Contoh kasus yang menghebohkan jagad pers tanah air, Muhamad Yusuf yang bekerja di media Kemajuan Rakyat dan Sinar Pagi Baru, dikriminalisasi akibat berita yang ditulisnya tentang rakyat yang terzolimi oleh perlakuan perusahaan, justru direkomendasi Dewan Pers untuk diproses dengan ketentuan hukum lain di luar UU Pers.
“Almarhum Yusuf pun dikriminalisasi dan ditahan, dan akhirnya tewas dalam tahanan. Dia harus menerima nasib sebagai wartawan yang berita kontrol sosialnya direkomendasi Dewan Pers sebagai “kejahatan” dan layak diteruskan dengan hukum di luar Undang-Undang Pers,” jelasnya.
Pengingkaran terhadap kesepakatan penguatan peran Dewan Pers juga adalah mengenai pembentukan Perwakilan Dewan Pers di berbagai daerah sebagaimana diatur dalam poin ke 2.
“Sampai sekarang nyaris tidak ada perwakilan Dewan Pers di daerah yang terbentuk. Kondisi ini yang menyebabkan semua pihak yang merasa dirugikan atau keberatan atas pemberitaan di media akan lebih memilih melaporkan wartawan atau media ke pihak Polisi jika ada sengketa pers, bukannya ke Dewan Pers,” ungkapnya.
Sejak tahun 2006 di mana, saat setelah Dewan Pers berhasil membujuk dan mengajak puluhan pimpinan organisasi pers untuk berkumpul dan membahas konsep tentang penguatan terhadap kelembagaan Dewan Pers melalui kegiatan Lokakarya pada tanggal 13 Agustus 2003 di Jakarta, semua perjuangan pimpinan organisasi Pers pun bergeser.

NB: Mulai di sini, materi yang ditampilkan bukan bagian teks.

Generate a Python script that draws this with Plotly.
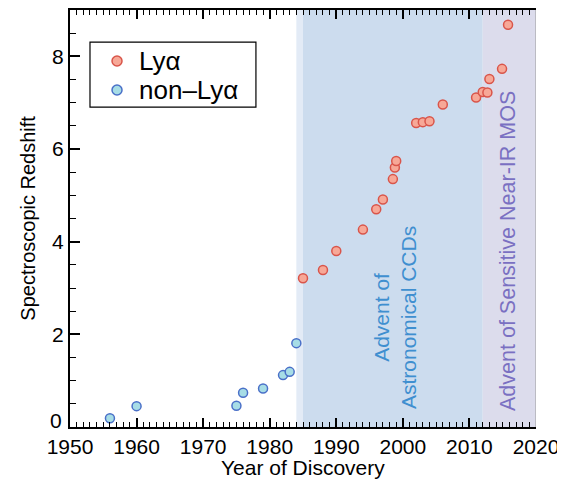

Memang dengan adanya UU Pers 40 Tahun 1999,
awalnya organisasi-organisasi pers begitu merdeka dan dominan menjalankan aktifitas pengembangan kemerdekaan pers dan peningkatan kualitas pers nasional secara mandiri dan bertanggung-jawab berjalan, namun akhirnya semua berubah seiring dengan perubahan situasi dengan adanya atau terbitnya Surat Keputusan Dewan Pers Nomor 05/SK-DP/111/2006 tentang Penguatan Peran Dewan Pers.